Some of you might be familiar with the empirical work on basketball players. Basically they found that a shooters likelyhood of scoring was, in no statistically significant sense, dependant on them sinking the previous bucket. IE: cold streaks and hot streaks are about as common as landing 8 straight heads on a coin flip or 10 straight tails, that is to say, they happen, but scoring the next basket is no more likely if you landed the previous 4.
Im watching the Leafs play the Flyers the commentators are talking about 'ketchup bottle guys' (with reference to Kessel) when they score one they keep scoring, they say everyone is like that, they say it has to do with confidence.
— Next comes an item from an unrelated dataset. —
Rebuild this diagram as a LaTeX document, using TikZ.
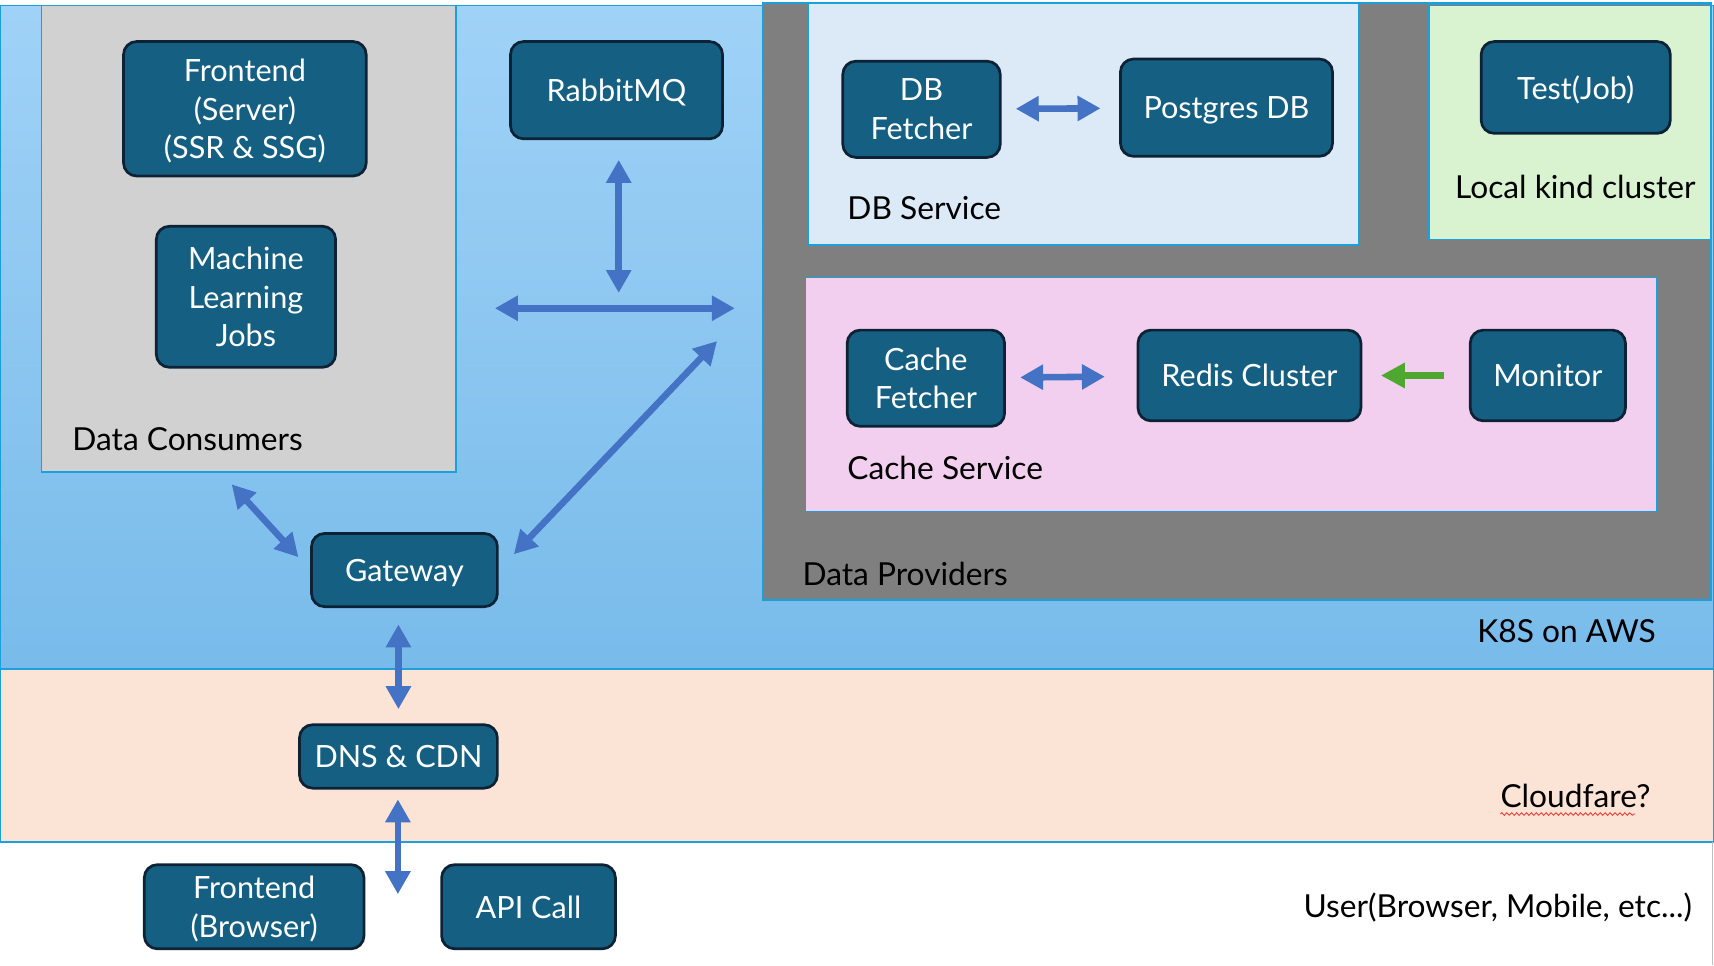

is this the case empirically?
or do some guys just go 8 games without a goal and then score in 5 straight
like you might land 8 heads straight
and then 4 tails
Maybe there are ketchup bottle guys, but that might be because once a guy scores 1 or 2 they get more ice time, better line mates etc...
you gotta control for things like ice time, if youre cold you might get less ice time, be deployed in less dangerous scoring situations...
So after that is the 'ketchup bottle guys' thing still valid?
Are streaks related to confidence? Or are they simply random.
It's almost always random. The thing is, people love to see something more in what is essentially pure variance. That's how things like the "hot hand fallacy" (which is what you're referring to) are born.